(Reuters) - Democrat Mike Cooney’s recent ad in his race to become governor of Montana shows the white-haired 66-year-old rocking out on a drum set, wryly bemoaning having given up his “dream job” to become a public servant.
Aides hope the ad, along with a hefty schedule of to door-to-door campaigning - in gloves and a mask amid the COVID-19 pandemic - will pull the Lt. Governor over the finish line in a Republican-leaning state that Donald Trump won by 20 points in 2016.
With the election just days away, Cooney is in a dead heat with Republican Greg Gianforte to replace outgoing Democratic Governor Steve Bullock, who is running for U.S. Senate.
Both are seeking the support of independent voters whose choice will sway the election, one of the country’s most hotly contested gubernatorial races. [NL1N2HI339]. A poll by Montana State University, Billings, released Wednesday shows each candidate with 45% of support from likely voters, with 53% of independents breaking for Cooney compared to 36% for Gianforte.
“It’s a tough battle but this is what we signed up for,” said Matt Fidel, a spokesman for the Cooney campaign. “This is what Mike knew was coming.”
In the last days before the election, Cooney fielded a busy schedule, including door-knocking, a visit to the university town of Missoula and making the rounds of morning television shows. Like many Democrats, Cooney had held most of his events on the video-chat service Zoom or other digital platforms in the early days of the pandemic, Fidel said.
Gianforte, a Congressman who in 2017 famously knocked down a news reporter who had asked him a question about health care, has pumped $7.5 million of his own money into the primary and general election campaigns for governor.
To a degree, Gianforte has taken a page from the Trump playbook: a wealthy businessmen who has ridiculed Cooney’s long tenure as lawmaker and Montana Secretary of State. In Gianforte’s first ad of the gubernatorial race, he showed an image of himself with Trump, who in 2017 took to Twitter to laud the then-Congressional candidate’s body slam of reporter Ben Jacobs.
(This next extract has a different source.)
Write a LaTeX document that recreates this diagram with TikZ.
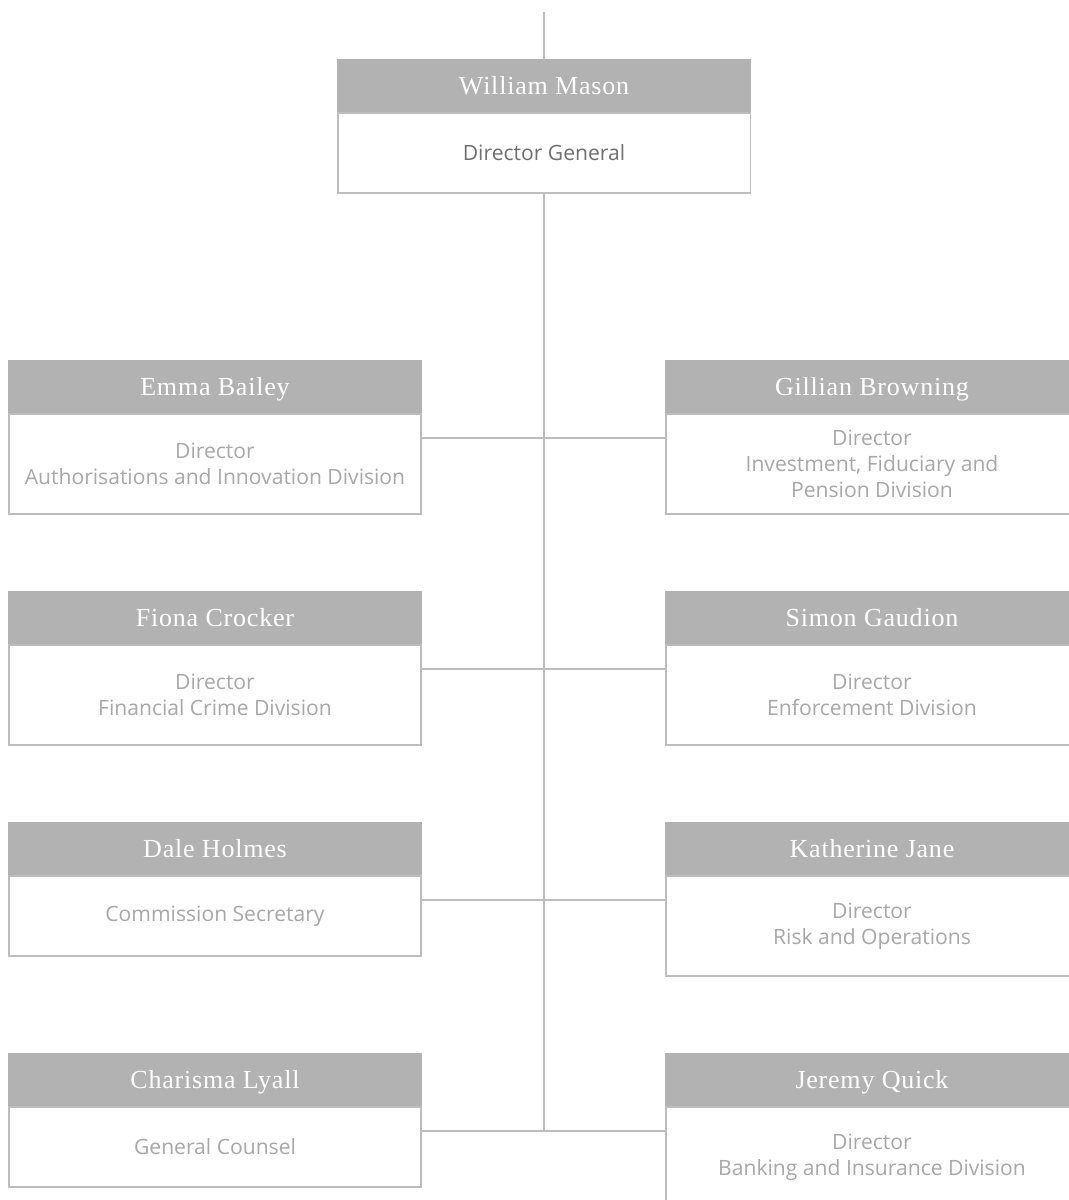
\documentclass[tikz,border=0pt]{standalone}
\usepackage{fontspec}
\setmainfont{Open Sans}
\newfontfamily\headfont[LetterSpace=3]{Liberation Serif}
\usetikzlibrary{positioning}
\definecolor{headgray}{HTML}{B2B2B2}
\definecolor{rule}{HTML}{BDBDBD}
\definecolor{roletext}{HTML}{A8A8A8}
\definecolor{darktext}{HTML}{6F6F6F}
\tikzset{
    % Name bar
    header/.style={
        rectangle,
        minimum width=10.3cm,
        minimum height=1.325cm,
        inner sep=0pt,
        outer sep=0pt,
        fill=headgray,
        draw=headgray,
        line width=0.8pt,
        text=white,
        text height=1.2em,
        text depth=0pt,
        font=\headfont\fontsize{18.5}{22}\selectfont
    },
    % Role box under the name bar
    rolebox/.style={
        rectangle,
        minimum width=10.3cm,
        minimum height=#1,
        inner sep=0pt,
        outer sep=0pt,
        draw=rule,
        fill=white,
        line width=0.8pt,
        align=center,
        text=roletext,
        font=\fontsize{15}{18.5}\selectfont
    },
    rolebox/.default=2.5cm,
    % Connector lines
    link/.style={
        draw=rule,
        line width=0.8pt
    }
}
\begin{document}
\begin{tikzpicture}[x=0.025cm, y=-0.025cm]
    \useasboundingbox (0,0) rectangle (1068,1200);

    % Director General
    \coordinate (topend) at (544,12);
    \node[header] (mason) at (544,86.5) {William Mason};
    \node[rolebox=2cm, text=darktext, below=0pt of mason] (masonrole) {Director General};

    % Left column
    \node[header] (bailey) at (215,387.5) {Emma Bailey};
    \node[rolebox, below=0pt of bailey] (baileyrole) {Director\\Authorisations and Innovation Division};
    \node[header] (crocker) at (215,618.5) {Fiona Crocker};
    \node[rolebox, below=0pt of crocker] (crockerrole) {Director\\Financial Crime Division};
    \node[header] (holmes) at (215,849.5) {Dale Holmes};
    \node[rolebox=2cm, below=0pt of holmes] (holmesrole) {Commission Secretary};
    \node[header] (lyall) at (215,1080.5) {Charisma Lyall};
    \node[rolebox=2cm, below=0pt of lyall] (lyallrole) {General Counsel};

    % Right column
    \node[header] (browning) at (872,387.5) {Gillian Browning};
    \node[rolebox, below=0pt of browning] (browningrole) {Director\\Investment, Fiduciary and\\Pension Division};
    \node[header] (gaudion) at (872,618.5) {Simon Gaudion};
    \node[rolebox, below=0pt of gaudion] (gaudionrole) {Director\\Enforcement Division};
    \node[header] (jane) at (872,849.5) {Katherine Jane};
    \node[rolebox, below=0pt of jane] (janerole) {Director\\Risk and Operations};
    \node[header] (quick) at (872,1080.5) {Jeremy Quick};
    \node[rolebox, below=0pt of quick] (quickrole) {Director\\Banking and Insurance Division};

    % Connections
    \foreach \l/\r [count=\i] in {baileyrole/browningrole, crockerrole/gaudionrole, holmesrole/janerole, lyallrole/quickrole} {
        \coordinate (j\i) at ([yshift=-0.6cm]\l.north east);
        \draw[link] (j\i) -- (j\i -| \r.west);
    }
    \draw[link] (topend) -- (mason.north);
    \draw[link] (masonrole.south) -- (masonrole.south |- j4);

\end{tikzpicture}
\end{document}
Gianforte later pleaded guilty to a misdemeanor assault charge in the case.
“I stood with President Trump to cut taxes and strengthen our economy,” Gianforte, whose campaign did not respond to multiple requests for comment, said in the ad.
In a state where outdoor recreation and protection of public lands are vital issues, Gianforte has called for “responsible” development of coal, oil, gas and timber. He criticized the incumbent Democratic administration of Bullock and Cooney for blocking permits and promised to replace the heads of the state’s environmental agencies.
While Trump’s presence looms over all U.S. state races this year, neither Cooney nor Gianforte has focused his campaign on the Republican president, said political scientist Jason Adkins, a professor at Montana State University Billings.
Instead the health and economic impacts of the COVID-19 pandemic, which cost the state 75,000 jobs, dominate the campaign along with health care and differences over protecting public lands, he and others said.
“If you’re going to run in Montana you’ve got to claim that you’re separate from Washington and that you’re going to do things differently and make up your own mind,” said Eric Raile, a political scientist at Montana State University, Bozeman.
Raile’s polling also shows the two gubernatorial candidates - along with Bullock and incumbent Republican Senator Steve Daines - essentially tied, any differences within the margin of error of the surveys.
At play are a variety of political forces: Trump is still favored to win Montana, but is up in both polls by 7%, far from his 20 point landslide in 2016.
Bullock is the most popular politician in the state, and may have coattails that could help Cooney. Key to any victory will be the final decisions by women and independents. While both groups are breaking for Cooney by about 18 points, another 8% to 10% say they are undecided.
“When Gianforte announced he was going to run, people assumed he was going to win,” said Raile. “But in this election, independents seem to be acting and having views more like Democrats.”